As a business owner seeking to venture into government contracting or expand your existing opportunities, understanding certifications can be a game-changer. One such certification that can significantly boost your chances is the DBE certification. In this article, we’ll shed light on this certification, the benefits it offers, the steps and eligibility criteria to apply, and more.
What is a DBE certification?
DBE, or Disadvantaged Business Enterprise certifications are designed to promote diversity and inclusivity in government contracting. These certifications are typically administered by state agencies, each with its own set of rules and regulations. DBE certification, in essence, acknowledges your business as a disadvantaged small business, which can significantly boost your prospects of finding and winning government contracting opportunities.
DBE vs. 8(a)
Another certification that’s similar to DBE in its criteria is the 8(a) certification. 8(a) certification, administered by the Small Business Administration (SBA), is also designed to support the growth and development of small disadvantaged businesses, but specifically in the federal marketplace rather than the local marketplace.
When it comes to eligibility criteria, DBE certification evaluates things like ownership, size, and net worth, while 8(a) certification takes a broader approach by considering the overall disadvantage of individual owners. Furthermore, DBE certification is typically administered by state or local agencies, often with an emphasis on transportation-related projects, whereas 8(a) certification offers access to a wider range of federal contracts.
Disadvantaged business enterprise requirements
To qualify for DBE certification, your business must meet specific eligibility criteria. The heart of DBE certification revolves around being a disadvantaged company owner, which entails criteria related to ownership, control, and financial standing. Understanding and fulfilling these requirements are crucial steps on your path to DBE certification:
- Disadvantaged Status: Your business must be at least 51% owned and controlled by individuals who are socially and economically disadvantaged. This typically includes women, minorities, and other disadvantaged groups.
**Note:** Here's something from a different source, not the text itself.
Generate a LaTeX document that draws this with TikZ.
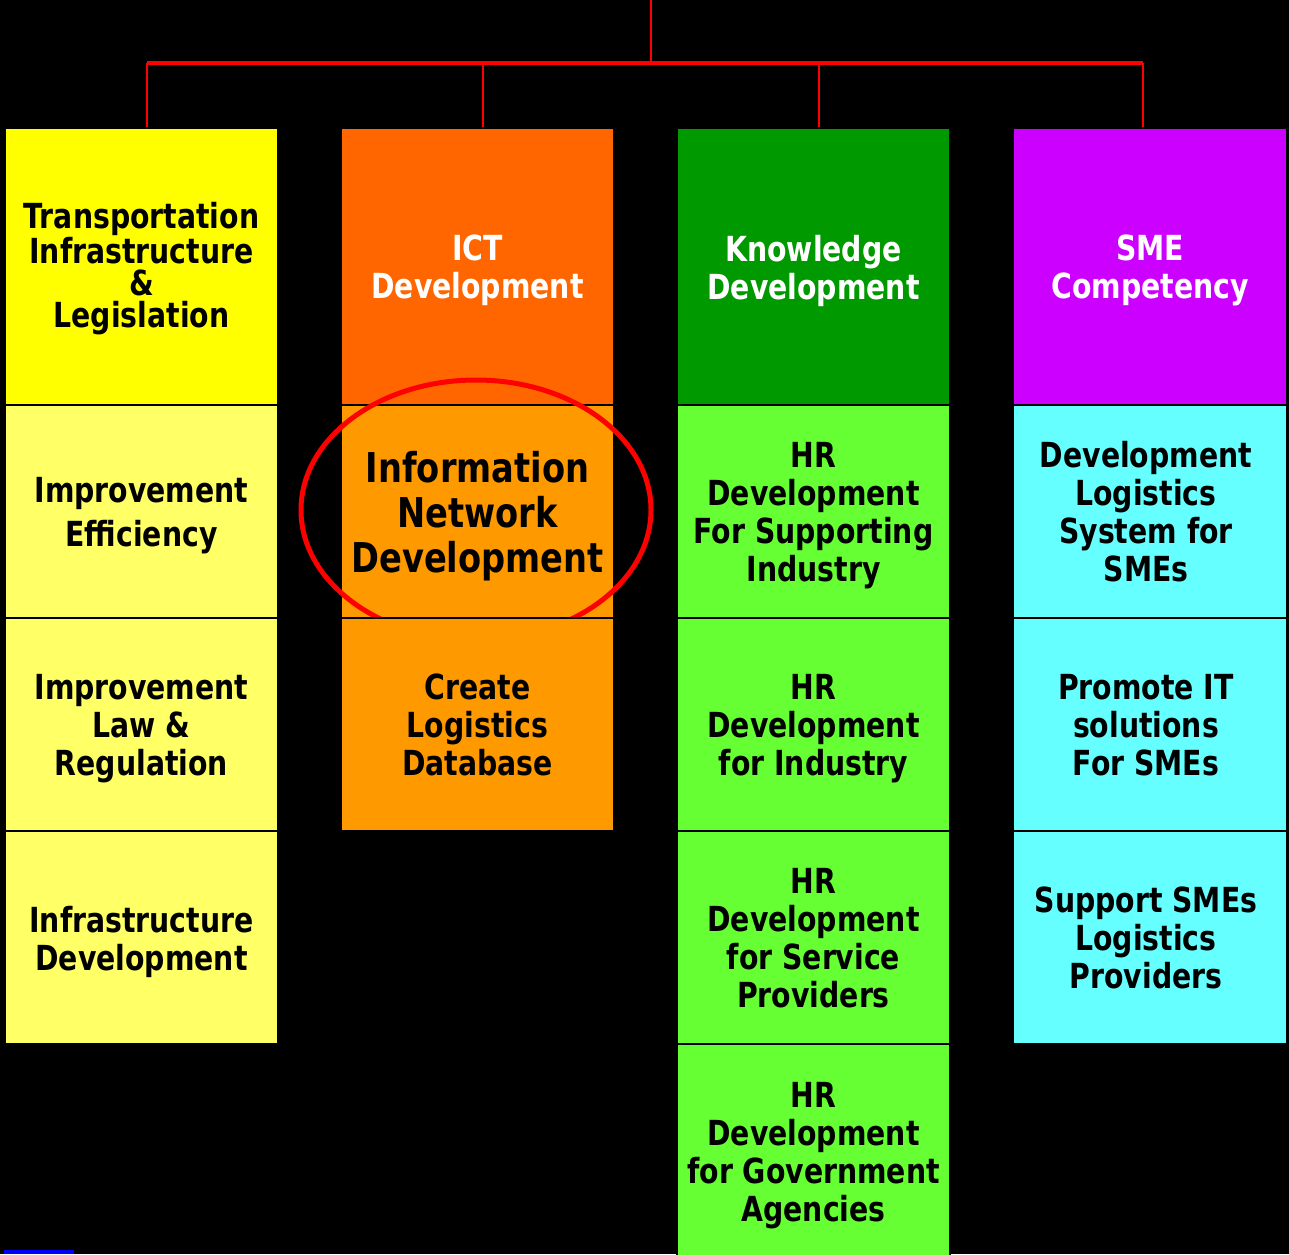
\documentclass[tikz,border=0pt]{standalone}
\usepackage{fontspec}
\newfontfamily\boxfont{DejaVu Sans Bold}[FakeStretch=0.82]
\def\px{0.75pt}
\newcommand\lastdp{\rule[-6.2pt]{0pt}{6.2pt}}
\definecolor{hYel}{HTML}{FFFF00}
\definecolor{rYel}{HTML}{FFFF66}
\definecolor{hOra}{HTML}{FF6600}
\definecolor{rOra}{HTML}{FF9900}
\definecolor{hGre}{HTML}{009900}
\definecolor{rGre}{HTML}{66FF33}
\definecolor{hPur}{HTML}{CC00FF}
\definecolor{rCya}{HTML}{66FFFF}
\definecolor{lineRed}{HTML}{FF0000}
\definecolor{barBlue}{HTML}{0000FF}
\tikzset{
  cell/.style={draw=black, line width=1.5*\px, minimum width=273*\px, inner sep=0pt},
  hdr/.style={cell, minimum height=277*\px},
  row/.style={cell, minimum height=213*\px},
  txt/.style={inner sep=0pt, align=center, text=black, yshift=-3.2pt,
    font=\boxfont\fontsize{25.9pt}{28.5pt}\selectfont},
  whitetext/.style={text=white},
  bigtext/.style={font=\boxfont\fontsize{30.8pt}{33.75pt}\selectfont},
  redline/.style={draw=lineRed, line width=2.5*\px},
  redbar/.style={draw=lineRed, line width=4*\px},
}
\begin{document}
\begin{tikzpicture}[x=0.75pt, y=-0.75pt]
\useasboundingbox (0,0) rectangle (1289,1254);
\fill[black] (0,0) rectangle (1289,1254);

% header row
\node[hdr, fill=hYel] (h1) at (141.5,266.5) {};
\node[txt, font=\boxfont\fontsize{25.9pt}{24.2pt}\selectfont, yshift=1.5pt] (h1t) at (h1.center) {Transportation\\Infrastructure\\\&\\Legislation};
\node[hdr, fill=hOra] (h2) at (477.5,266.5) {};
\node[txt, whitetext] (h2t) at (h2.center) {ICT\\Development};
\node[hdr, fill=hGre] (h3) at (813.5,266.5) {};
\node[txt, whitetext] (h3t) at (h3.center) {Knowledge\\Development};
\node[hdr, fill=hPur] (h4) at (1150,266.5) {};
\node[txt, whitetext] (h4t) at (h4.center) {SME\\Competency};

% row 1
\node[row, fill=rYel] (a1) at (141.5,511.5) {};
\node[txt, font=\boxfont\fontsize{25.9pt}{33pt}\selectfont] (a1t) at (a1.center) {Improvement\\Efficiency};
\node[row, fill=rOra] (b1) at (477.5,511.5) {};
\node[txt, bigtext] (b1t) at (b1.center) {Information\\Network\\Development};
\node[row, fill=rGre] (c1) at (813.5,511.5) {};
\node[txt] (c1t) at (c1.center) {HR\\Development\\For Supporting\\Industry};
\node[row, fill=rCya] (d1) at (1150,511.5) {};
\node[txt, xshift=-3pt] (d1t) at (d1.center) {Development\\Logistics\\System for\\SMEs\lastdp};

% highlight ellipse
\draw[draw=lineRed, line width=5*\px] (476,510) ellipse [x radius=175, y radius=130];

% row 2
\node[row, fill=rYel] (a2) at (141.5,724.5) {};
\node[txt] (a2t) at (a2.center) {Improvement\\Law \&\\Regulation};
\node[row, fill=rOra] (b2) at (477.5,724.5) {};
\node[txt] (b2t) at (b2.center) {Create\\Logistics\\Database\lastdp};
\node[row, fill=rGre] (c2) at (813.5,724.5) {};
\node[txt] (c2t) at (c2.center) {HR\\Development\\for Industry};
\node[row, fill=rCya] (d2) at (1150,724.5) {};
\node[txt, xshift=-3pt] (d2t) at (d2.center) {Promote IT\\solutions\\For SMEs\lastdp};

% row 3
\node[row, fill=rYel] (a3) at (141.5,937.5) {};
\node[txt] (a3t) at (a3.center) {Infrastructure\\Development};
\node[row, fill=rGre] (c3) at (813.5,937.5) {};
\node[txt] (c3t) at (c3.center) {HR\\Development\\for Service\\Providers\lastdp};
\node[row, fill=rCya] (d3) at (1150,937.5) {};
\node[txt, xshift=-3pt] (d3t) at (d3.center) {Support SMEs\\Logistics\\Providers\lastdp};

% row 4
\node[row, fill=rGre, minimum height=220*\px] (c4) at (813.5,1154) {};
\node[txt, yshift=2.2pt] (c4t) at (c4.center) {HR\\Development\\for Government\\Agencies};

% connectors
\coordinate (top) at (651,0);
\coordinate (hub) at (651,63);
\coordinate (k1) at (147,63);
\coordinate (k2) at (483,63);
\coordinate (k3) at (819,63);
\coordinate (k4) at (1143,63);
\draw[redline] (top) -- (hub);
\draw[redbar] (k1) -- (k4);
\draw[redline] (k1) -- (k1 |- h1.north);
\draw[redline] (k2) -- (k2 |- h2.north);
\draw[redline] (k3) -- (k3 |- h3.north);
\draw[redline] (k4) -- (k4 |- h4.north);

% small blue bar bottom-left
\fill[barBlue] (4,1250) rectangle (74,1254);
\end{tikzpicture}
\end{document}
- Those not part of these minorities still may be able to apply for DBE status if they can prove “social” and “economic” disadvantage.
- More information on determining disadvantaged status can be found here
- Size: Your business must meet the Small Business Administration’s size standards for your industry.
- Personal Net Worth: Your net worth must be less than $1.32 million (excluding ownership interest in the applicant firm and equity in your primary residence).
Benefits of DBE certification
DBE certification is a valuable designation that offers a range of benefits to businesses seeking success in government contracting. These benefits go beyond just recognition — they translate into tangible advantages that can substantially boost your business:
Access to a broader range of contracts
Often, government agencies actively seek diverse suppliers and have specific goals for working with DBE-certified firms. Securing this certification sets you apart from non-certified competitors and your business becomes eligible for contracts that might have been out of reach otherwise, which can be a game-changer for your business growth.
Building strong business relationships
DBE certification also helps you establish valuable relationships with government agencies and prime contractors. These relationships can lead to a steady flow of contracting opportunities and collaborations with larger firms, resulting in recurring business and revenue.
Supportive resources & training
Many certifying agencies and industry organizations provide support, training, and networking opportunities exclusively for DBE-certified businesses. These resources can help you grow your business, enhance your capabilities, and stay updated on industry trends and best practices.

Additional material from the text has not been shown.